Perhaps I shouldn’t have been surprised at the backlash following my announcement that Welsh –domiciled students would not have to find the additional money for higher fees charged in our higher education institutions in Wales – or those in England. I have worked in the BBC in London after all. Metropolitan provincialism defines the culture of most of the national newspapers and indeed, the television newsrooms. Senior figures in the BBC have told me that our announcement in Cardiff suddenly brought home to the BBC network newsroom what devolution actually meant.
And yet – the ferocity of response from some of the newspapers has been revealing. The use of the word ‘apartheid’ in both the Mail and Telegraph to define Welsh policies on the day after our announcement suggested either collusion or a collective narrowness of vision. Perhaps both.
I want to see English students continuing to come to Wales to study. However, I am responsible for the student support arrangements for students domiciled in Wales. The Scottish government is responsible for students domiciled in Scotland. Northern Ireland Ministers in their Assembly for students domiciled in Northern Ireland. And – wait for it – Vince Cable and David Willetts in the UK coalition government for students domiciled in England. They are welcome to follow our example in Wales. We are making a policy choice. So are they.
So the Daily Mail, which tells us it ‘has reservations about the plan to treble the cap on fees’, should direct its fire at the UK Coalition Government, rather than wittering on about Wales ‘exempting its nationals from Whitehall’s increases in tuition fees’. The UK Coalition government has chosen to levy in England the highest tuition fees in the world outside the United States. Facing a cost of between £70-110 million to support Welsh students attending English universities, the One Wales Labour-Plaid Cymru coalition government has found a route which protects our students and at the same time gives our own higher education institutions a fighting chance of holding their own against universities east of the border.
Let there be no mistake – I would prefer not to have to raise fees in Welsh institutions. I would prefer to leave them at about the current level. But I am not prepared, and nor are my Cabinet colleagues, to see a one-way transfer from the Welsh Assembly Government budget into the English higher education system, which is what would happen if we did not raise fees in Wales but supported Welsh students who wanted to study in England to do so. Fees are rising in England, not as was originally intended, to provide additional income for higher education institutions in England, but instead to plug the 80% cut in the university teaching grant in England.
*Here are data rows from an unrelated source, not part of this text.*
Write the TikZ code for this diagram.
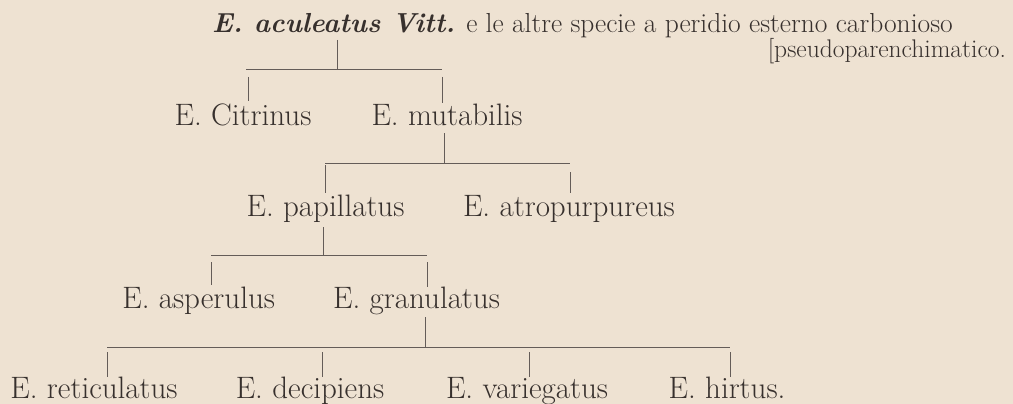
\documentclass[tikz,border=0pt]{standalone}
\usepackage{fontspec}
\definecolor{bg}{RGB}{238,226,210}
\definecolor{ink}{RGB}{55,48,45}
\definecolor{rulec}{RGB}{100,92,88}
\begin{document}
\begin{tikzpicture}[x=1pt,y=-1pt,
  every node/.style={inner sep=0pt, outer sep=0pt, text=ink},
  head/.style={font=\fontsize{27.5}{30}\selectfont},
  lbl/.style={anchor=base, font=\fontsize{31}{34}\selectfont},
  conn/.style={draw=rulec, line width=1pt}]
\fill[bg] (0,0) rectangle (1013,404);
\useasboundingbox (0,0) rectangle (1013,404);
% texts
\node[head, anchor=base west] (title) at (212,33) {\textbf{\textit{E. aculeatus Vitt.}} e le altre specie a peridio esterno carbonioso};
\node[anchor=base east, font=\fontsize{25.5}{28}\selectfont] (pseudo) at (1006,58) {[pseudoparenchimatico.};
\node[lbl] (cit) at (243,125) {E. Citrinus};
\node[lbl] (mut) at (447,125) {E. mutabilis};
\node[lbl] (pap) at (325.5,216) {E. papillatus};
\node[lbl, anchor=base west] (atr) at (463,216) {E. atropurpureus};
\node[lbl, anchor=base east] (asp) at (275,308) {E. asperulus};
\node[lbl] (gra) at (416.5,308) {E. granulatus};
\node[lbl] (ret) at (94,398) {E. reticulatus};
\node[lbl] (dec) at (310,398) {E. decipiens};
\node[lbl] (var) at (527,398) {E. variegatus};
\node[lbl] (hir) at (727,398) {E. hirtus.};
% junction coordinates
\coordinate (a0) at (337,40);  \coordinate (aj) at (337,70);
\coordinate (aL) at (246,70);  \coordinate (aR) at (442,70);
\coordinate (a1) at (248,77);  \coordinate (a2) at (442,77);
\coordinate (b0) at (444,133); \coordinate (bj) at (444,163);
\coordinate (bL) at (325,163); \coordinate (bR) at (570,163);
\coordinate (b1) at (325,165); \coordinate (b2) at (570,172);
\coordinate (c0) at (323,227); \coordinate (cj) at (323,255);
\coordinate (cL) at (211,255); \coordinate (cR) at (427,255);
\coordinate (c1) at (211,262); \coordinate (c2) at (427,262);
\coordinate (d0) at (425,317); \coordinate (dj) at (425,347);
\coordinate (dL) at (107,347); \coordinate (dR) at (730,347);
\coordinate (d1) at (107,352); \coordinate (d2) at (322,352);
\coordinate (d3) at (529,352); \coordinate (d4) at (730,352);
% connectors
\draw[conn] (a0) -- (aj);
\draw[conn] (aL) -- (aR);
\draw[conn] (a1) -- ++(0,24);
\draw[conn] (a2) -- ++(0,26);
\draw[conn] (b0) -- (bj);
\draw[conn] (bL) -- (bR);
\draw[conn] (b1) -- ++(0,28);
\draw[conn] (b2) -- ++(0,21);
\draw[conn] (c0) -- (cj);
\draw[conn] (cL) -- (cR);
\draw[conn] (c1) -- ++(0,23);
\draw[conn] (c2) -- ++(0,25);
\draw[conn] (d0) -- (dj);
\draw[conn] (dL) -- (dR);
\draw[conn] (d1) -- ++(0,25);
\draw[conn] (d2) -- ++(0,25);
\draw[conn] (d3) -- ++(0,25);
\draw[conn] (d4) -- ++(0,25);
\end{tikzpicture}
\end{document}
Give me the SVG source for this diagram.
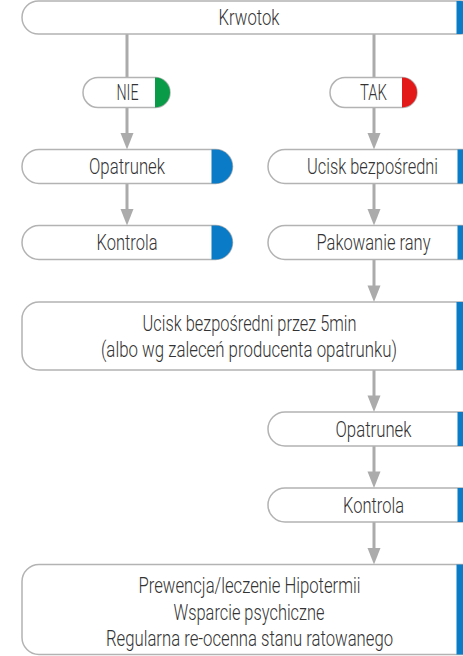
<svg xmlns="http://www.w3.org/2000/svg" width="463" height="656" viewBox="0 0 463 656">
<style>
.box{fill:#fff;stroke:#b3b3b3;stroke-width:1.5}
.blue{fill:#0a7bc6}
.lbl{font-family:Roboto,"Liberation Sans",sans-serif;font-weight:300;font-size:21.5px;fill:#333;text-anchor:middle}
.ln{stroke:#ababab;stroke-width:3;fill:none}
.ah{fill:#ababab}
</style>
<rect width="463" height="656" fill="#fff"/>
<g id="connectors">
<line class="ln" x1="127" y1="34" x2="127" y2="78"/>
<line class="ln" x1="374" y1="34" x2="374" y2="78"/>
<line class="ln" x1="127" y1="107" x2="127" y2="136"/><polygon class="ah" points="120.5,133 133.5,133 127,149.5"/>
<line class="ln" x1="127" y1="183" x2="127" y2="212"/><polygon class="ah" points="120.5,209 133.5,209 127,225.5"/>
<line class="ln" x1="374" y1="107" x2="374" y2="136"/><polygon class="ah" points="367.5,133 380.5,133 374,149.5"/>
<line class="ln" x1="374" y1="183" x2="374" y2="212"/><polygon class="ah" points="367.5,209 380.5,209 374,225.5"/>
<line class="ln" x1="374" y1="259" x2="374" y2="288"/><polygon class="ah" points="367.5,285.5 380.5,285.5 374,302"/>
<line class="ln" x1="374" y1="370" x2="374" y2="399"/><polygon class="ah" points="367.5,395.5 380.5,395.5 374,412"/>
<line class="ln" x1="374" y1="446" x2="374" y2="475"/><polygon class="ah" points="367.5,471.5 380.5,471.5 374,488"/>
<line class="ln" x1="374" y1="522" x2="374" y2="551"/><polygon class="ah" points="367.5,548 380.5,548 374,564.5"/>
</g>
<g id="krwotok">
<rect class="box" x="22" y="1" width="455" height="33" rx="16.5"/>
<path class="blue" d="M456.5,1 H460.5 A16.5,16.5 0 0 1 460.5,34 H456.5 Z"/>
<text class="lbl" transform="translate(249,25) scale(0.75,1)" textLength="81.3" lengthAdjust="spacingAndGlyphs">Krwotok</text>
</g>
<g id="nie">
<rect class="box" x="83" y="77.5" width="87" height="30" rx="15"/>
<path d="M155,77.5 A15,15 0 0 1 155,107.5 Z" fill="#0a9b48"/>
<text class="lbl" transform="translate(127.5,100) scale(0.75,1)" textLength="29.3" lengthAdjust="spacingAndGlyphs">NIE</text>
</g>
<g id="tak">
<rect class="box" x="330" y="77.5" width="87" height="30" rx="15"/>
<path d="M402,77.5 A15,15 0 0 1 402,107.5 Z" fill="#e31919"/>
<text class="lbl" transform="translate(373.5,100) scale(0.75,1)" textLength="36" lengthAdjust="spacingAndGlyphs">TAK</text>
</g>
<g id="opatrunek1">
<rect class="box" x="22" y="149.5" width="210.5" height="34" rx="17"/>
<path class="blue" d="M211.5,149.5 H215.5 A17,17 0 0 1 215.5,183.5 H211.5 Z"/>
<text class="lbl" transform="translate(127,174) scale(0.75,1)" textLength="101.3" lengthAdjust="spacingAndGlyphs">Opatrunek</text>
</g>
<g id="kontrola1">
<rect class="box" x="22" y="225.5" width="210.5" height="34" rx="17"/>
<path class="blue" d="M211.5,225.5 H215.5 A17,17 0 0 1 215.5,259.5 H211.5 Z"/>
<text class="lbl" transform="translate(127,250) scale(0.75,1)" textLength="81.3" lengthAdjust="spacingAndGlyphs">Kontrola</text>
</g>
<g id="ucisk">
<rect class="box" x="268" y="149.5" width="210.5" height="34" rx="17"/>
<path class="blue" d="M457.5,149.5 H461.5 A17,17 0 0 1 461.5,183.5 H457.5 Z"/>
<text class="lbl" transform="translate(372.5,174) scale(0.75,1)" textLength="174.7" lengthAdjust="spacingAndGlyphs">Ucisk bezpośredni</text>
</g>
<g id="pakowanie">
<rect class="box" x="268" y="225.5" width="210.5" height="34" rx="17"/>
<path class="blue" d="M457.5,225.5 H461.5 A17,17 0 0 1 461.5,259.5 H457.5 Z"/>
<text class="lbl" transform="translate(373.5,250) scale(0.75,1)" textLength="152" lengthAdjust="spacingAndGlyphs">Pakowanie rany</text>
</g>
<g id="ucisk5min">
<rect class="box" x="22" y="302" width="456" height="68" rx="17"/>
<path class="blue" d="M456.5,302 H461 A17,17 0 0 1 478,319 V353 A17,17 0 0 1 461,370 H456.5 Z"/>
<text class="lbl" transform="translate(249.5,331) scale(0.75,1)" textLength="285.3" lengthAdjust="spacingAndGlyphs">Ucisk bezpośredni przez 5min</text>
<text class="lbl" transform="translate(249,356.5) scale(0.75,1)" textLength="394.7" lengthAdjust="spacingAndGlyphs">(albo wg zaleceń producenta opatrunku)</text>
</g>
<g id="opatrunek2">
<rect class="box" x="268" y="412" width="210.5" height="34" rx="17"/>
<path class="blue" d="M457.5,412 H461.5 A17,17 0 0 1 461.5,446 H457.5 Z"/>
<text class="lbl" transform="translate(373.5,436.5) scale(0.75,1)" textLength="101.3" lengthAdjust="spacingAndGlyphs">Opatrunek</text>
</g>
<g id="kontrola2">
<rect class="box" x="268" y="488" width="210.5" height="34" rx="17"/>
<path class="blue" d="M457.5,488 H461.5 A17,17 0 0 1 461.5,522 H457.5 Z"/>
<text class="lbl" transform="translate(373.5,512.5) scale(0.75,1)" textLength="81.3" lengthAdjust="spacingAndGlyphs">Kontrola</text>
</g>
<g id="koncowe">
<rect class="box" x="22" y="564.5" width="456" height="90" rx="17"/>
<path class="blue" d="M456.5,564.5 H461 A17,17 0 0 1 478,581.5 V637.5 A17,17 0 0 1 461,654.5 H456.5 Z"/>
<text class="lbl" transform="translate(249.5,593) scale(0.75,1)" textLength="296" lengthAdjust="spacingAndGlyphs">Prewencja/leczenie Hipotermii</text>
<text class="lbl" transform="translate(249,619.5) scale(0.75,1)" textLength="201.3" lengthAdjust="spacingAndGlyphs">Wsparcie psychiczne</text>
<text class="lbl" transform="translate(249.5,645.5) scale(0.75,1)" textLength="382.7" lengthAdjust="spacingAndGlyphs">Regularna re-ocenna stanu ratowanego</text>
</g>
</svg>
Of course, the suggestion that under EU laws, EU students could benefit, was guaranteed to raise the blood pressure of the Daily Mail. But then, in most EU countries, tuition fees are far, far lower than in the UK. So why they would be racing to study here is an interesting question. This is precisely why I doubt the long-term sustainability of the UK coalition government’s policy. It is the policies made in England which are out of kilter with those of most of Europe. In any case, Welsh and English students studying in EU countries will enjoy the same fee regimes as the inhabitants of those countries. Remember all the stories in the summer about students from the UK, unable to get places at UK institutions, studying in Maastricht or elsewhere with lower fees than at home?
Welsh graduates will, of course, pay a contribution and will be repaying the loans that they require to pay the fees that will be levied on them. But they will be at a more affordable rate, not at the full-cost or near full-cost level others will face.
By the way, though you wouldn’t think it, we also pay taxes in Wales. We do not live off English subsidies. Taxes collected in Wales exceed significantly the budget of the National Assembly, as the independent commission on the financing of Wales chaired by Gerry Holtham found.
This is a policy choice we are making. We are continuing to provide more generous support for university teaching than in England. We will not be saying that there are academic subjects not worthy of subsidy. We do not believe that the market will protect culture, history and language and we will intervene to protect these. We will plan the development of our higher education system in Wales. If that puts us in the European mainstream, while England swims in a different direction, so be it.